La phase de revoyure des contrats de plan Etat-région (CPER) est bientôt terminée et se déroule sans problème, d'après Régions de France. Dans ce cadre, l'Etat a remis sur la table plusieurs dizaines de millions d'euros principalement sur la mobilité et l'enseignement supérieur. Mais la vraie révision, programmée à mi-parcours, c'est-à-dire en 2017, interviendra quand la France devra ramener son déficit public à 3% du PIB. Une étape-clé qui fait craindre un désengagement de l'Etat.

La signature des avenants aux contrats de plan Etat-région (CPER) se sera déroulée sans anicroche. "La démarche est en train de se terminer, assure ainsi Régions de France, il n'y a pas de situation de blocage." "Les avenants ont été signés dans les régions Centre-Val de Loire, Grand Est, Provence-Alpes-Côte d'Azur et Normandie notamment, précise de son côté le Commissariat général à l'égalité des territoires (Cget). Les négociations sont finalisées dans l'ensemble des régions. La plupart des avenants ont été approuvés à l'occasion des sessions de novembre et de décembre des assemblées régionales. Ils seront donc signés début 2017."
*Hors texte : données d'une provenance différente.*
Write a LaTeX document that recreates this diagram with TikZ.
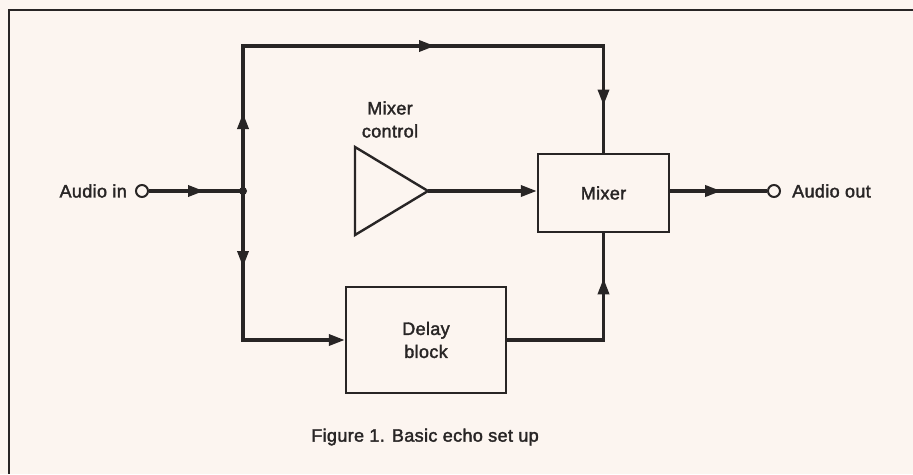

Cette clause de revoyure avait été prévue dès le départ dans le cadre de la signature des CPER en 2015. Le but était de prendre en compte les nouveaux périmètres des régions et leurs nouvelles compétences issuse de la loi du 7 août 2015 portant nouvelle organisation territoriale de la République (Notr). "La clause de revoyure est faite en conformité avec les engagements de Manuel Valls dans le cadre de l'Acte II de la plateforme Etat-régions signée en juin 2016", affirme-t-on à Régions de France. Dans le cadre de cette plateforme, l'Etat s'était ainsi engagé à fournir un effort financier supplémentaire, notamment en matière de mobilité et d'enseignement supérieur. Si le montant total des rallonges accordées par l'Etat n'est pas affiché - Régions de France ne souhaitant pas provoquer de surenchères -, l'association se dit "plutôt satisfaite" des négociations. "Certaines régions ont négocié des augmentations importantes, signale-t-elle, l'Etat a lâché quelques dizaines de millions d'euros."

L'attribution de nouvelles enveloppes dans le cadre de la révision s'est faite "sur la base de l'analyse des opérations contractualisées en tenant compte des spécificités de chacune des régions : certains plans de financement ont ainsi été revus et complétés", précise le CGET. Quelques opérations nouvelles ont été ajoutées pour tenir compte des engagements pris par le gouvernement (contournement ferroviaire de la raffinerie de Donges en Loire-Atlantique par exemple) et d'une évolution des priorités de certains exécutifs régionaux élus l'an dernier. "La révision a également permis, dans les nouvelles régions fusionnées, de mutualiser certaines lignes de financement prévues dans les CPER initiaux, et d'introduire des opérations importantes pour la cohésion de la nouvelle région", poursuit le CGET. Initialement, les contrats représentaient 30 milliards d'euros, avec 27 milliards d'euros supplémentaires issus des fonds structurels européens. L'Etat devait mobiliser 14,3 milliards d'euros, les régions 15,2 milliards et les collectivités infrarégionales 900 millions.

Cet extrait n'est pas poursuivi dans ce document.